The officers compare and vet what they hear from any single refugee or refugee family with what they learn from or about other individuals from the same locations, he said.
When asked again to assure Congress of the effectiveness of the process, Rodriguez said there is an extensive process of mapping out family trees, aliases, previous associations and other processes when there is less documentation. He said the interview is an effective way to determine identity.
Despite what FBI Director James Comey may have said, Rodriguez stressed, the agency is not querying a void of information.
Anne Richard, assistant secretary with the State Department's Bureau of Population, Refugees and Migration, said the process "can withstand scrutiny."
It makes sense that the FBI does not have much data on Syrians because the agency is not on the ground in the region, Richard said, but many other sources of information are used in the vetting process.
In an interview for a previous Courthouse News article on the ongoing refugee crisis, the director of the State Department's Office of Refugee Admissions said the absence of a record hardly favors the applicant.
When gaps exist in data and something cannot be corroborated or verified, those applicants will be denied, the State Department's Larry Bartlett said.
Richard testified that the vetting process has improved since 2013, when two Iraqi refugees pleaded guilty to nondomestic terrorism charges.
"Had our current system been in place, they would've been caught before they got here," she said.
Through repeated interruptions of the testimony, many members of the committee expressed continued doubt about the safety of the process.
Rep. Steve King, an Iowa Republican, asked USCIS Director Rodriguez if the interview process with refugees involves questioning applicants about their religious backgrounds.
Rodriguez responded that no applicant is disqualified because of faith. The religious backgrounds of applicants are explored only as a basis for their persecution, he said.
The director declined to answer when King asked, "Can you name for me, or identify for me, a suicidal terrorist that was not a Muslim?"
Rhetorically, law enforcement officials described the community school shooter who killed himself after a rampage in Roseburg, Ore., last month as an "anti-religious" white supremacist.
King said that the United States cannot assess a refugee applicant's risk without understanding his religious identity. Even if we vet refugees, that won't stop the threat, the congressman said, adding that refugees could become radicalized after they get here.
"We cannot stick our heads in the sand and say somehow we are not bringing this upon ourselves," King said, adding that we are witnessing a "slow-motion cultural suicide in America," just one generation behind Europe.

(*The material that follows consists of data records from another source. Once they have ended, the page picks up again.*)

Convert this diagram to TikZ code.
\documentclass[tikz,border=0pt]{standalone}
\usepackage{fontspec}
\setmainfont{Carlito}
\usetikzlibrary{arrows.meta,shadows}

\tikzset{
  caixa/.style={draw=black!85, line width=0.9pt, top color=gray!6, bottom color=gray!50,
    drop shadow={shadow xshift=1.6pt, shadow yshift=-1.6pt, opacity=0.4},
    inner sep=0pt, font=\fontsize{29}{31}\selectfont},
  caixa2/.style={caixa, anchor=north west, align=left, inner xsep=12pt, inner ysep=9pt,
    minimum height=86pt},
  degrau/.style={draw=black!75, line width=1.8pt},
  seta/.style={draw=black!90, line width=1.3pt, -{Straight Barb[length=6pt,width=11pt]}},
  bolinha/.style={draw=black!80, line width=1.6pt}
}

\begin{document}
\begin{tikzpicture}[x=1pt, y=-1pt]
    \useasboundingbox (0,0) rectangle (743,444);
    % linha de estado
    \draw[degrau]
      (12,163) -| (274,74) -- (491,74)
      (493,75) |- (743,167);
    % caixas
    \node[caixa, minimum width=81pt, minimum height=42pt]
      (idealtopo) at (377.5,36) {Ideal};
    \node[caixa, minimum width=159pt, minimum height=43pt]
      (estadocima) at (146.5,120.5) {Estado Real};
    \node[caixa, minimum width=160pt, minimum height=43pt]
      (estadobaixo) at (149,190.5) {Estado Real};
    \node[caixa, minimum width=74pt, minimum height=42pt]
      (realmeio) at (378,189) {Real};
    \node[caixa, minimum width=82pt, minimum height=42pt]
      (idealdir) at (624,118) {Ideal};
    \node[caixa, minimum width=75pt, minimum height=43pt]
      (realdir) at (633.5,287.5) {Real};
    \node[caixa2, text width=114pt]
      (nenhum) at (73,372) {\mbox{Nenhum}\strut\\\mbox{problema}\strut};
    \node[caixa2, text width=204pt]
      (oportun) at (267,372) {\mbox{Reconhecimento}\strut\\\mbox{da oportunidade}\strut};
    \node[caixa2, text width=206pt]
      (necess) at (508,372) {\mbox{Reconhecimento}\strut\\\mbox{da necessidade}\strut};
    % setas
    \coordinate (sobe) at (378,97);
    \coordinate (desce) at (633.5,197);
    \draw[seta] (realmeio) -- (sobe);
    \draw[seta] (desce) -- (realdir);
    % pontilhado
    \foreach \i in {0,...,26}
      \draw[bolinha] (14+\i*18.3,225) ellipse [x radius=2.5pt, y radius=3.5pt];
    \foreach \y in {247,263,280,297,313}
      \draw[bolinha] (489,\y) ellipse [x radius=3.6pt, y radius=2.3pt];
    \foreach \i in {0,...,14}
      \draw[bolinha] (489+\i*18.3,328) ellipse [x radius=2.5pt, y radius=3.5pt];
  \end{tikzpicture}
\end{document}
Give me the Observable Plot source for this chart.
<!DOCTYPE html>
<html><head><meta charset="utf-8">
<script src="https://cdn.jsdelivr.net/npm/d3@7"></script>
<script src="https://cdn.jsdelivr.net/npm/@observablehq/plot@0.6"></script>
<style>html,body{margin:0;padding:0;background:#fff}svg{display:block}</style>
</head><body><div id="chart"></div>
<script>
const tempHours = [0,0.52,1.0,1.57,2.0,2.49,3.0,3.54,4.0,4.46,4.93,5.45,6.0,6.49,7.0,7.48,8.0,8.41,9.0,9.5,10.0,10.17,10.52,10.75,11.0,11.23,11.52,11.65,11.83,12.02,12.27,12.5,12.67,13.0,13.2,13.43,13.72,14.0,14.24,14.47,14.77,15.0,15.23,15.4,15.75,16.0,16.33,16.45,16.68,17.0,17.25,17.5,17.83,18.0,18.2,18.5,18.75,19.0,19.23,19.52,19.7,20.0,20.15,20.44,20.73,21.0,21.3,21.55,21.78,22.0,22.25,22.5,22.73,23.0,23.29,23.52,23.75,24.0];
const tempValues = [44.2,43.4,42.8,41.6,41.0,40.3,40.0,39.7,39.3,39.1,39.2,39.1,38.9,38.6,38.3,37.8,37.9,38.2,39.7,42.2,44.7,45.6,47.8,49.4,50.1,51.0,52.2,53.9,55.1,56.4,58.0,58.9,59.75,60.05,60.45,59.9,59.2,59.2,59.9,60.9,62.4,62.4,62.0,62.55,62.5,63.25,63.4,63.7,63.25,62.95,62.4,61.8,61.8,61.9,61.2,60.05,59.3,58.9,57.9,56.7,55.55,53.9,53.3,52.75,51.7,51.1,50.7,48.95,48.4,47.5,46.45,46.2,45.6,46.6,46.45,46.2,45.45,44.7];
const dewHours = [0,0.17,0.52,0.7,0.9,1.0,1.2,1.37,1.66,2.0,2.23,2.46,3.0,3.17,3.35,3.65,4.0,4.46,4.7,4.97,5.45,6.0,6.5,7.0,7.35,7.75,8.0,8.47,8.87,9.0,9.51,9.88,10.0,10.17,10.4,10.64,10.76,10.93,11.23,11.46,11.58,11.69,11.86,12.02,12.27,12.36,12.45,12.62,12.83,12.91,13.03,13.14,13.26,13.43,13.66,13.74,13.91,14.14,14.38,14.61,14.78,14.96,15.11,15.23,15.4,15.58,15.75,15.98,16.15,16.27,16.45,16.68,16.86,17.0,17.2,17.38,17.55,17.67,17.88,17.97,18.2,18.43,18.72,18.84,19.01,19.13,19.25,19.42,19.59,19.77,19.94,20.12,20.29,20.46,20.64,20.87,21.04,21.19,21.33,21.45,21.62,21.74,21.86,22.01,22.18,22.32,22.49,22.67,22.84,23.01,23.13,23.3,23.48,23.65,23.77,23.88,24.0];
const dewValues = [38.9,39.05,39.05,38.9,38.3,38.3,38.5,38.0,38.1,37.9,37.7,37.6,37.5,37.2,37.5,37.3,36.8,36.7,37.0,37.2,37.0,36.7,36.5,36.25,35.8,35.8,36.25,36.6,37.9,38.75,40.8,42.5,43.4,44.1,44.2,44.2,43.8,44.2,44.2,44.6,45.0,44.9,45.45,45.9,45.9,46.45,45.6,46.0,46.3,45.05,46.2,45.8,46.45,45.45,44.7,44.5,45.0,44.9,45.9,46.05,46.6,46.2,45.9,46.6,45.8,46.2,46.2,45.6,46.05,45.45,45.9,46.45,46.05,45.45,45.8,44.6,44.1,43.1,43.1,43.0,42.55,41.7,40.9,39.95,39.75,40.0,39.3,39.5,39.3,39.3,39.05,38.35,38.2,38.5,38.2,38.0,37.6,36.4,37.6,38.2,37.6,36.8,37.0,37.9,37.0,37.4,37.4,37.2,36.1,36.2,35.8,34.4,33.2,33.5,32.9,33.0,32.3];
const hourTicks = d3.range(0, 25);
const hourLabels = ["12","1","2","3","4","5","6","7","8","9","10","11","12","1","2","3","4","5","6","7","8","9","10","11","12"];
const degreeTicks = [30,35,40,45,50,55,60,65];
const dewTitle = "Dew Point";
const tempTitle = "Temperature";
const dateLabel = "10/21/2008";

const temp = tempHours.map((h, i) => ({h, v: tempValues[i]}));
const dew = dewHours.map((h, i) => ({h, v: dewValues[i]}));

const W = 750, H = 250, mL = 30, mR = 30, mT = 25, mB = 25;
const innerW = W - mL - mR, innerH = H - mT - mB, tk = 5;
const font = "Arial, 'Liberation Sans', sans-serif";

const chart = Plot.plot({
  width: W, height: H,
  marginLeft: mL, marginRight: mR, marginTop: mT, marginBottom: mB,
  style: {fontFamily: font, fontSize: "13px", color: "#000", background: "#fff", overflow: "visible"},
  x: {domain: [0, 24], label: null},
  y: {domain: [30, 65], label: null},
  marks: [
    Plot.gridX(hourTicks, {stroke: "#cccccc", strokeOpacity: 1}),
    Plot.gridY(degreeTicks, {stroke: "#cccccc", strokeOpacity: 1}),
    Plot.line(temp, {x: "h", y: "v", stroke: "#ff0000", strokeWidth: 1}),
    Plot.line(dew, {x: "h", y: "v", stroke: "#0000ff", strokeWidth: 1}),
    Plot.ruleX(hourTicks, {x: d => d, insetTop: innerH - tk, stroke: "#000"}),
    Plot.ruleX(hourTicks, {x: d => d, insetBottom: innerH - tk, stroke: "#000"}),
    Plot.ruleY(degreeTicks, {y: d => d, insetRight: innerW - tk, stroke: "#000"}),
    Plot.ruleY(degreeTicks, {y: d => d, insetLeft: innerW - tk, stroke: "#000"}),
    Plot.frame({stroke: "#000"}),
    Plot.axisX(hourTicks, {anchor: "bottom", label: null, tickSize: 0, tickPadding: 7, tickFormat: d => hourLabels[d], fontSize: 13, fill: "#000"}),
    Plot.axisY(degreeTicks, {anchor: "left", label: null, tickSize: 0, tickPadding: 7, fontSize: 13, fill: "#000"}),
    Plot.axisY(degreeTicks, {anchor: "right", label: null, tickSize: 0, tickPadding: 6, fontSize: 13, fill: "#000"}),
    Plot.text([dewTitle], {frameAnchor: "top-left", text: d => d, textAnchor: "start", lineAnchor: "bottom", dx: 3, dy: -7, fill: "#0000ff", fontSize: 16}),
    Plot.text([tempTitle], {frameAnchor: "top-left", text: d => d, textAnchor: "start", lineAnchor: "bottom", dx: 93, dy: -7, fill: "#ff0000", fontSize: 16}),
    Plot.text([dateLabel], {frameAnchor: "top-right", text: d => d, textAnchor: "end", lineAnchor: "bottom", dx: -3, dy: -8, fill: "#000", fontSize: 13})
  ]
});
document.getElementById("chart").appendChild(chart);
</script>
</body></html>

Hetfield said in earlier testimony that "xenophobia" and "Islamaphobia" over the refugee issue are driving a deeper wedge between Muslims and the rest of the world, which in his estimation is much more worrisome, and makes the United States more vulnerable to attack.
"It's absolutely unfortunate and ridiculous" for our political leadership "dehumanize and vilify a whole faith community," Linda Sarsour, director of the Arab-American Association of New York, who attended the hearing, said in an interview.
"I was beyond words," she said of King's remarks during the hearing.
"We need to follow the leadership of the president and stand firm," Sarsour said. "The people that lose are humans, are young children, are widows, are people who've seen trauma and torture. The same terrorism we're talking about is what they've experienced and we're telling them we don't care.
"As an American, I'm very disappointed," she said.